> [Materials provided]:
— BEGIN —

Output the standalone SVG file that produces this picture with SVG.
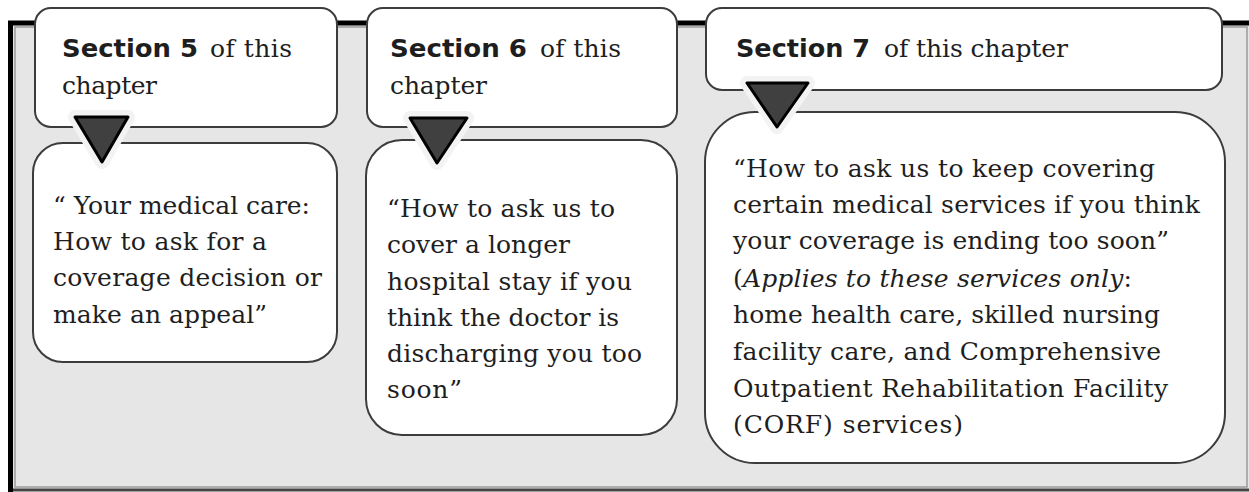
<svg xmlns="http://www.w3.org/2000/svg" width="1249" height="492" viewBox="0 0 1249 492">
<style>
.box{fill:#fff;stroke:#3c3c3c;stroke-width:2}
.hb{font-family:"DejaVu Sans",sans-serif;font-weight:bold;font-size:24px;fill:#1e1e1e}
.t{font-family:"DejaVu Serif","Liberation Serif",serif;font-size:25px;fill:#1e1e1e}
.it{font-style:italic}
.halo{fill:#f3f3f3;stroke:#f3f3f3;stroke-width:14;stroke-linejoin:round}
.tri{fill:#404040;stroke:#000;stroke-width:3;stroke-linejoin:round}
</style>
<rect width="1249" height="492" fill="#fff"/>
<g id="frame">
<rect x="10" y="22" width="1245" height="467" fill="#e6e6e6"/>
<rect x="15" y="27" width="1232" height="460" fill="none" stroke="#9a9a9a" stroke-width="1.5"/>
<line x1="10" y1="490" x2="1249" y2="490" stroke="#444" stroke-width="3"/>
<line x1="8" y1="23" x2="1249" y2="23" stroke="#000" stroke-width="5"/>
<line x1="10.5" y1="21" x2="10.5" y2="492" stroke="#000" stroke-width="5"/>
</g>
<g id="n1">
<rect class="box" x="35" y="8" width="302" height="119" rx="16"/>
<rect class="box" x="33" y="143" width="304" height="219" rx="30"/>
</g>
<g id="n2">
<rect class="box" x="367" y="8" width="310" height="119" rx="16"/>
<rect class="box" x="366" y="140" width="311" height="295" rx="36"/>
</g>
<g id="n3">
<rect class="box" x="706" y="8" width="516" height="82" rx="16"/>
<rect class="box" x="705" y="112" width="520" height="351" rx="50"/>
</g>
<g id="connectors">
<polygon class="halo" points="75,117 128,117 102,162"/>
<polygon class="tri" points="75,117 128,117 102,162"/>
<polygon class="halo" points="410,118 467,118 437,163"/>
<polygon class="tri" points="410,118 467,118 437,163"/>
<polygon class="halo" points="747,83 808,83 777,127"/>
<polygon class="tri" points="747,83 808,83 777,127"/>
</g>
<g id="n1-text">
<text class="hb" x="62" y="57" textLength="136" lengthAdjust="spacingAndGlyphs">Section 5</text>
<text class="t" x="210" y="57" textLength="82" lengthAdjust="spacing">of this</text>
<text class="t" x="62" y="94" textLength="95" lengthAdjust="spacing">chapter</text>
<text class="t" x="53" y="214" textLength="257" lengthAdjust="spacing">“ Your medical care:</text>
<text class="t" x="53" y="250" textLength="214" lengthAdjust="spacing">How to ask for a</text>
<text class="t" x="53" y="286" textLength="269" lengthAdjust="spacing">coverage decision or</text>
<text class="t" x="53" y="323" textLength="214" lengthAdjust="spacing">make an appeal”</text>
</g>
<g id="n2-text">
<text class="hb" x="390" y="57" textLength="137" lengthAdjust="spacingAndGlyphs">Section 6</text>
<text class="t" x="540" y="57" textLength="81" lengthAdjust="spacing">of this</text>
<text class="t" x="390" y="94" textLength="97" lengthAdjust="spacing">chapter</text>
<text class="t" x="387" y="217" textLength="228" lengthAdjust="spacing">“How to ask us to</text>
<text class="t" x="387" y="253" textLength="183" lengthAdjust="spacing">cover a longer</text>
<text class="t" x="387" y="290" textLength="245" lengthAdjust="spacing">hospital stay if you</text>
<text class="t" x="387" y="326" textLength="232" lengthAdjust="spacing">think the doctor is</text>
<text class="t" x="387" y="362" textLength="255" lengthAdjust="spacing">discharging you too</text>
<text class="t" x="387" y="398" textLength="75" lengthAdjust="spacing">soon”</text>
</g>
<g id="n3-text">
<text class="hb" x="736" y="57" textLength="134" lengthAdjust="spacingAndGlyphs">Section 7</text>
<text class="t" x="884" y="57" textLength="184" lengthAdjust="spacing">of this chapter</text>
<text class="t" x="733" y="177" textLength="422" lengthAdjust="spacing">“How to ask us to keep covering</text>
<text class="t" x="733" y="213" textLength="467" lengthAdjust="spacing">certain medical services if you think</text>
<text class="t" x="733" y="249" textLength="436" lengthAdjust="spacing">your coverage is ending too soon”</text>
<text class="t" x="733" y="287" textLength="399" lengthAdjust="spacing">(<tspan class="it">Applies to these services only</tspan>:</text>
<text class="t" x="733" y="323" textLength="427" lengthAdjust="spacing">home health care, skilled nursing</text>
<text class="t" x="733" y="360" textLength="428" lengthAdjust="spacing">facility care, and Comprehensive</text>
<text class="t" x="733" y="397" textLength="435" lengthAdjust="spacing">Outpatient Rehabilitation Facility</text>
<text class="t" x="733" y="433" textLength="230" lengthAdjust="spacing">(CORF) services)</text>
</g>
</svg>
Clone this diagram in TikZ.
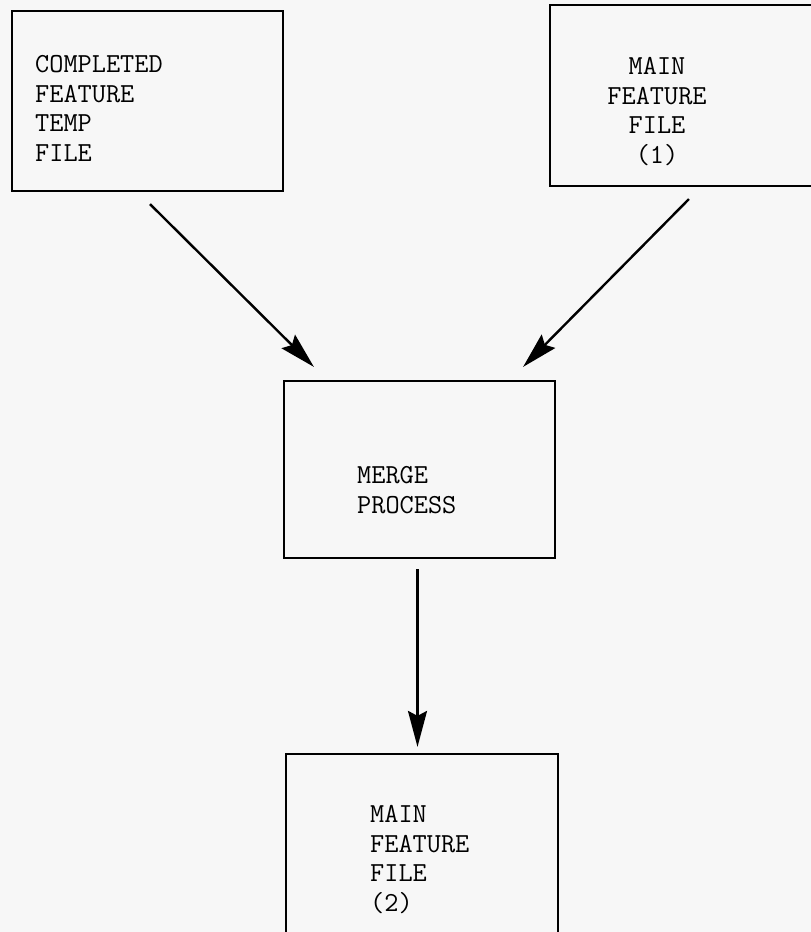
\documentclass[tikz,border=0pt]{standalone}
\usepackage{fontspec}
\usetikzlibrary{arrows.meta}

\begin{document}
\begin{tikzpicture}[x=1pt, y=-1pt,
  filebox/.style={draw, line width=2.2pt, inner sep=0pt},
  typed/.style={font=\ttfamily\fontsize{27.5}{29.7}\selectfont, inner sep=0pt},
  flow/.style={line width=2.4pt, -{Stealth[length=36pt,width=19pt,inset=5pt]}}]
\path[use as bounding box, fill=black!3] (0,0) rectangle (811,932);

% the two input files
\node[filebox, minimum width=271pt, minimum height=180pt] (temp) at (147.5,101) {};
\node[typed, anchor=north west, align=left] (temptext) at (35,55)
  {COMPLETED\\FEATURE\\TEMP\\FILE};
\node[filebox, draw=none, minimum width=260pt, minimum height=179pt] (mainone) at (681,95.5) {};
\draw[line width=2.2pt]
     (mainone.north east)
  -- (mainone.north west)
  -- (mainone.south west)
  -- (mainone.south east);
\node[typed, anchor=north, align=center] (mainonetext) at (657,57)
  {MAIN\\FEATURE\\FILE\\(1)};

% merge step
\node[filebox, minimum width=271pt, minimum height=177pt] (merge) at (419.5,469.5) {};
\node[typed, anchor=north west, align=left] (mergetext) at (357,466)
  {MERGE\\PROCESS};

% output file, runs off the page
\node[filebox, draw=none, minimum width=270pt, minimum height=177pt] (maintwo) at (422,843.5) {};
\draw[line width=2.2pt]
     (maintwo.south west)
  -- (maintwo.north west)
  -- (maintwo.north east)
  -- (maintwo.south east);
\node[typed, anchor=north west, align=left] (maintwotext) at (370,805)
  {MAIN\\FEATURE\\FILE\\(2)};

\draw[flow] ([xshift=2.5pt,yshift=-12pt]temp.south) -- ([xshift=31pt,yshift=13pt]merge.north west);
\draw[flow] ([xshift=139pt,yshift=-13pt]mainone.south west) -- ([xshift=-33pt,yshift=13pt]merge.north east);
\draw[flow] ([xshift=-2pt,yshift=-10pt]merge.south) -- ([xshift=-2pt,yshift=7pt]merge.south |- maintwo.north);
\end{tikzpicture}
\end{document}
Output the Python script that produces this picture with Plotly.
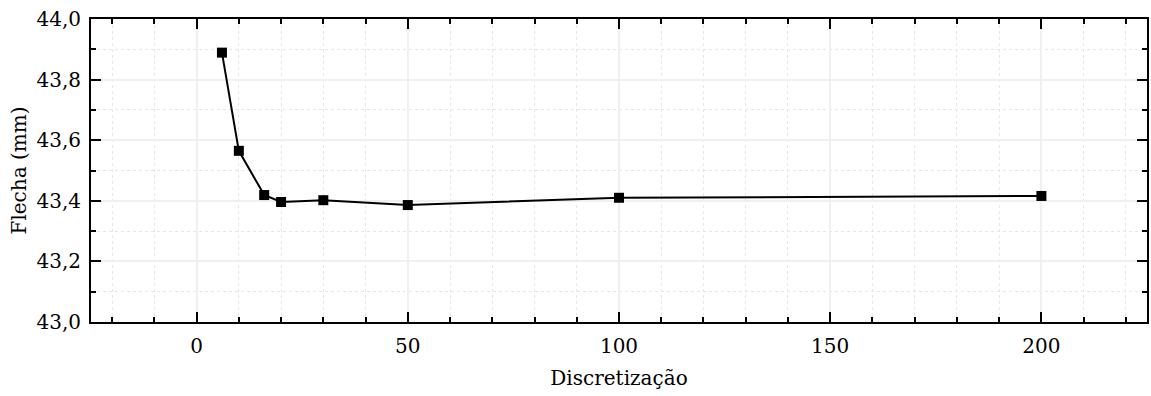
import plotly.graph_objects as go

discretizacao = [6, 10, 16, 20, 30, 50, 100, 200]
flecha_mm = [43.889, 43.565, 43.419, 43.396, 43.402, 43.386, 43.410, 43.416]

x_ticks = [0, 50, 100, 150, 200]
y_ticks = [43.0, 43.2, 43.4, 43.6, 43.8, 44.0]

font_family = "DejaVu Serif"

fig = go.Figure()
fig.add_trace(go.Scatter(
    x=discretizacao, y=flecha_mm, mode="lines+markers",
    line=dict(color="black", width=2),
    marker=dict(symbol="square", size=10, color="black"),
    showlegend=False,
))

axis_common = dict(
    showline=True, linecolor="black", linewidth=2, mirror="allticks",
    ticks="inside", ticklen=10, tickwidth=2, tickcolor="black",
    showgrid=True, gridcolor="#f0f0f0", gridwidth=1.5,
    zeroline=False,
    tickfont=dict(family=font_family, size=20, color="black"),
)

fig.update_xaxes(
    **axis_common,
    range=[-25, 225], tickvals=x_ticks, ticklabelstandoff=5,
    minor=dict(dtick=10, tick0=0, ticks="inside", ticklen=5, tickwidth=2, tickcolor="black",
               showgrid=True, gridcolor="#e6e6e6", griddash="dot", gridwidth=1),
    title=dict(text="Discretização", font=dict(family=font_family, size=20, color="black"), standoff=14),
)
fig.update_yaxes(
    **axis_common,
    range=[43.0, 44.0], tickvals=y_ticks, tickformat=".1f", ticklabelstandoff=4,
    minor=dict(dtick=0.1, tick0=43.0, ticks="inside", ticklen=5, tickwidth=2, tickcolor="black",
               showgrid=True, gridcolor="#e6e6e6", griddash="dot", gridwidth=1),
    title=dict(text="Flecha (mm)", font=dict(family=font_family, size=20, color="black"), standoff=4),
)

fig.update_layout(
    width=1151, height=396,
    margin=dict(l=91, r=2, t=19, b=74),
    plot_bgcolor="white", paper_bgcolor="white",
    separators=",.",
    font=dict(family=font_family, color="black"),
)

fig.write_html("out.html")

— END —

For the data above, state only how many lines include the word "this".

6